[Begin Source material]

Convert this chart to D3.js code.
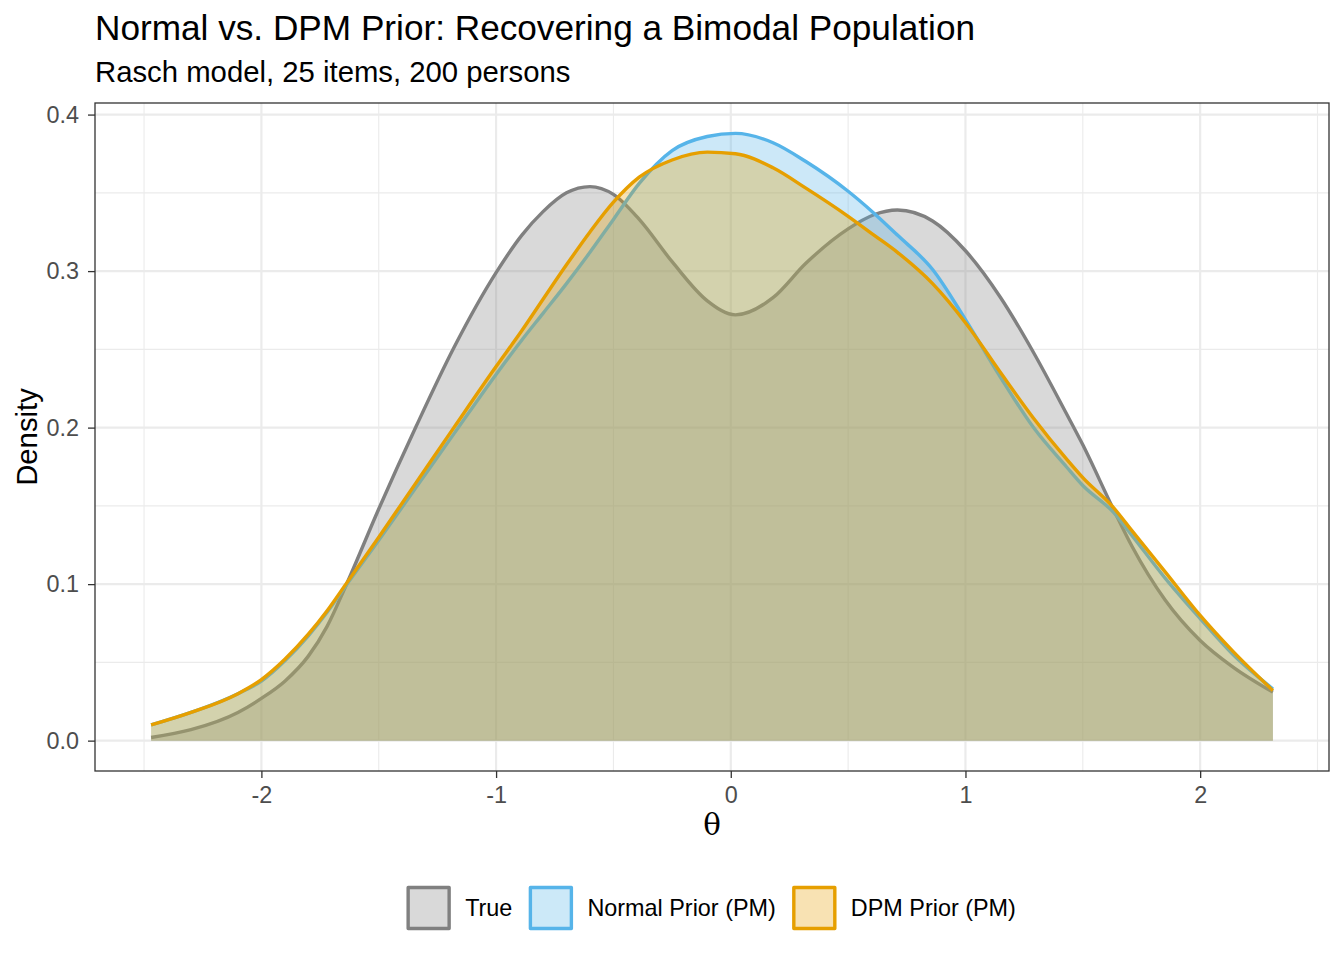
<!DOCTYPE html>
<html>
<head>
<meta charset="utf-8">
<script src="https://cdn.jsdelivr.net/npm/d3@7"></script>
<style>
  body { margin: 0; background: #fff; }
  svg { font-family: "Liberation Sans", Arial, sans-serif; }
</style>
</head>
<body>
<svg id="chart" width="1344" height="960"></svg>
<script>
// theta grid the densities were read at
const theta = [-2.47, -2.3, -2.1, -2.0, -1.9, -1.8, -1.72, -1.64, -1.5, -1.34,
               -1.18, -1.0, -0.89, -0.8, -0.7, -0.6, -0.5, -0.39, -0.25, -0.1,
               0.02, 0.18, 0.32, 0.5, 0.61, 0.71, 0.86, 1.0, 1.15, 1.29,
               1.43, 1.5, 1.63, 1.71, 1.85, 2.0, 2.14, 2.31]

const trueDens = [0.002, 0.007, 0.018, 0.027, 0.038, 0.054, 0.073, 0.099, 0.148, 0.201,
                  0.251, 0.299, 0.323, 0.338, 0.350, 0.354, 0.349, 0.333, 0.306, 0.281,
                  0.272, 0.283, 0.305, 0.327, 0.336, 0.339, 0.332, 0.313, 0.283, 0.248,
                  0.209, 0.189, 0.148, 0.124, 0.090, 0.064, 0.047, 0.031]

const normalDens = [0.010, 0.018, 0.030, 0.038, 0.051, 0.067, 0.082, 0.099, 0.128, 0.162,
                    0.196, 0.234, 0.256, 0.273, 0.292, 0.312, 0.333, 0.356, 0.377, 0.386,
                    0.388, 0.382, 0.370, 0.351, 0.337, 0.323, 0.301, 0.269, 0.232, 0.200,
                    0.175, 0.163, 0.146, 0.131, 0.104, 0.078, 0.055, 0.033]

const dpmDens = [0.010, 0.018, 0.030, 0.039, 0.052, 0.068, 0.083, 0.100, 0.130, 0.165,
                 0.200, 0.239, 0.262, 0.282, 0.304, 0.325, 0.344, 0.360, 0.371, 0.376,
                 0.375, 0.366, 0.353, 0.335, 0.323, 0.312, 0.292, 0.267, 0.235, 0.206,
                 0.180, 0.168, 0.149, 0.134, 0.108, 0.080, 0.057, 0.032]

const seriesNames = ['True', 'Normal Prior (PM)', 'DPM Prior (PM)']
const seriesColors = ['#808080', '#56B4E9', '#E69F00']
const xTicks = [-2, -1, 0, 1, 2]
const yTicks = [0, 0.1, 0.2, 0.3, 0.4]

const series = [trueDens, normalDens, dpmDens].map((vals, i) => ({
  name: seriesNames[i],
  color: seriesColors[i],
  points: theta.map((t, j) => [t, vals[j]])
}))

const svg = d3.select('#chart')

// panel box
const panel = {left: 95, right: 1329, top: 103, bottom: 771}

// ggplot style 5% expansion
const xExt = d3.extent(theta)
const xPad = (xExt[1] - xExt[0]) * 0.05
const yMax = d3.max(series, s => d3.max(s.points, p => p[1]))
const yPad = yMax * 0.05

const xScale = d3.scaleLinear().domain([xExt[0] - xPad, xExt[1] + xPad]).range([panel.left, panel.right])
const yScale = d3.scaleLinear().domain([-yPad, yMax + yPad]).range([panel.bottom, panel.top])

// grid
const grid = svg.append('g')
const xMinor = d3.range(-2.5, 3, 1)
const yMinor = d3.range(0.05, 0.4, 0.1)
grid.selectAll('.xminor').data(xMinor.filter(v => xScale(v) > panel.left && xScale(v) < panel.right))
  .enter().append('line')
  .attr('x1', d => xScale(d)).attr('x2', d => xScale(d))
  .attr('y1', panel.top).attr('y2', panel.bottom)
  .attr('stroke', '#ebebeb').attr('stroke-width', 1.1)
grid.selectAll('.yminor').data(yMinor)
  .enter().append('line')
  .attr('x1', panel.left).attr('x2', panel.right)
  .attr('y1', d => yScale(d)).attr('y2', d => yScale(d))
  .attr('stroke', '#ebebeb').attr('stroke-width', 1.1)
grid.selectAll('.xmajor').data(xTicks)
  .enter().append('line')
  .attr('x1', d => xScale(d)).attr('x2', d => xScale(d))
  .attr('y1', panel.top).attr('y2', panel.bottom)
  .attr('stroke', '#ebebeb').attr('stroke-width', 2.2)
grid.selectAll('.ymajor').data(yTicks)
  .enter().append('line')
  .attr('x1', panel.left).attr('x2', panel.right)
  .attr('y1', d => yScale(d)).attr('y2', d => yScale(d))
  .attr('stroke', '#ebebeb').attr('stroke-width', 2.2)

// densities: fill then upper outline, group by group
const area = d3.area()
  .x(d => xScale(d[0]))
  .y0(yScale(0))
  .y1(d => yScale(d[1]))
  .curve(d3.curveMonotoneX)
const line = d3.line()
  .x(d => xScale(d[0]))
  .y(d => yScale(d[1]))
  .curve(d3.curveMonotoneX)

series.forEach(s => {
  const g = svg.append('g')
  g.append('path')
    .attr('d', area(s.points))
    .attr('fill', s.color)
    .attr('fill-opacity', 0.3)
  g.append('path')
    .attr('d', line(s.points))
    .attr('fill', 'none')
    .attr('stroke', s.color)
    .attr('stroke-width', 3.4)
    .attr('stroke-linejoin', 'round')
})

// panel border
svg.append('rect')
  .attr('x', panel.left).attr('y', panel.top)
  .attr('width', panel.right - panel.left).attr('height', panel.bottom - panel.top)
  .attr('fill', 'none').attr('stroke', '#333333').attr('stroke-width', 1.3)

// axes
const xAxis = svg.append('g')
  .attr('transform', 'translate(0,' + panel.bottom + ')')
  .call(d3.axisBottom(xScale).tickValues(xTicks).tickSize(7).tickPadding(8).tickFormat(d => String(d)))
const yAxis = svg.append('g')
  .attr('transform', 'translate(' + panel.left + ',0)')
  .call(d3.axisLeft(yScale).tickValues(yTicks).tickSize(7).tickPadding(9).tickFormat(d3.format('.1f')))

;[xAxis, yAxis].forEach(ax => {
  ax.select('.domain').remove()
  ax.selectAll('.tick line').attr('stroke', '#333333').attr('stroke-width', 1.3)
  ax.selectAll('.tick text')
    .attr('fill', '#4d4d4d')
    .style('font-size', '23.4px')
    .style('font-family', '"Liberation Sans", Arial, sans-serif')
})

// titles
svg.append('text')
  .attr('x', 95).attr('y', 40)
  .style('font-size', '35.2px')
  .attr('fill', '#000')
  .text('Normal vs. DPM Prior: Recovering a Bimodal Population')
svg.append('text')
  .attr('x', 95).attr('y', 82)
  .style('font-size', '29.3px')
  .attr('fill', '#000')
  .text('Rasch model, 25 items, 200 persons')

svg.append('text')
  .attr('x', (panel.left + panel.right) / 2).attr('y', 835)
  .attr('text-anchor', 'middle')
  .style('font-size', '29.3px')
  .style('font-family', '"DejaVu Serif", "Liberation Serif", serif')
  .text('θ')
svg.append('text')
  .attr('transform', 'translate(37,' + ((panel.top + panel.bottom) / 2) + ') rotate(-90)')
  .attr('text-anchor', 'middle')
  .style('font-size', '29.3px')
  .text('Density')

// legend
const legend = svg.append('g')
const keySize = 41
let cx = 0
series.forEach(s => {
  const g = legend.append('g')
  g.append('rect')
    .attr('x', cx).attr('y', -keySize / 2)
    .attr('width', keySize).attr('height', keySize)
    .attr('fill', d3.interpolateRgb('#ffffff', s.color)(0.3))
    .attr('stroke', s.color).attr('stroke-width', 3.4)
    .attr('stroke-linejoin', 'round')
  const t = g.append('text')
    .attr('x', cx + keySize + 16).attr('y', 0)
    .attr('dy', '0.36em')
    .style('font-size', '23.4px')
    .text(s.name)
  cx += keySize + 16 + t.node().getComputedTextLength() + 18
})
const legendWidth = cx - 18
legend.attr('transform', 'translate(' + ((panel.left + panel.right) / 2 - legendWidth / 2) + ',908)')
</script>
</body>
</html>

[End Source material]

# What the task requires
Copy nothing but the lines from the top of the data down to the line containing "0.175, 0.163, 0.146, 0.131, 0.104, 0.078, 0.055, 0.033]", and leave the pictures out.

# Solution to the exercise
Convert this chart to D3.js code.
<!DOCTYPE html>
<html>
<head>
<meta charset="utf-8">
<script src="https://cdn.jsdelivr.net/npm/d3@7"></script>
<style>
  body { margin: 0; background: #fff; }
  svg { font-family: "Liberation Sans", Arial, sans-serif; }
</style>
</head>
<body>
<svg id="chart" width="1344" height="960"></svg>
<script>
// theta grid the densities were read at
const theta = [-2.47, -2.3, -2.1, -2.0, -1.9, -1.8, -1.72, -1.64, -1.5, -1.34,
               -1.18, -1.0, -0.89, -0.8, -0.7, -0.6, -0.5, -0.39, -0.25, -0.1,
               0.02, 0.18, 0.32, 0.5, 0.61, 0.71, 0.86, 1.0, 1.15, 1.29,
               1.43, 1.5, 1.63, 1.71, 1.85, 2.0, 2.14, 2.31]

const trueDens = [0.002, 0.007, 0.018, 0.027, 0.038, 0.054, 0.073, 0.099, 0.148, 0.201,
                  0.251, 0.299, 0.323, 0.338, 0.350, 0.354, 0.349, 0.333, 0.306, 0.281,
                  0.272, 0.283, 0.305, 0.327, 0.336, 0.339, 0.332, 0.313, 0.283, 0.248,
                  0.209, 0.189, 0.148, 0.124, 0.090, 0.064, 0.047, 0.031]

const normalDens = [0.010, 0.018, 0.030, 0.038, 0.051, 0.067, 0.082, 0.099, 0.128, 0.162,
                    0.196, 0.234, 0.256, 0.273, 0.292, 0.312, 0.333, 0.356, 0.377, 0.386,
                    0.388, 0.382, 0.370, 0.351, 0.337, 0.323, 0.301, 0.269, 0.232, 0.200,
                    0.175, 0.163, 0.146, 0.131, 0.104, 0.078, 0.055, 0.033]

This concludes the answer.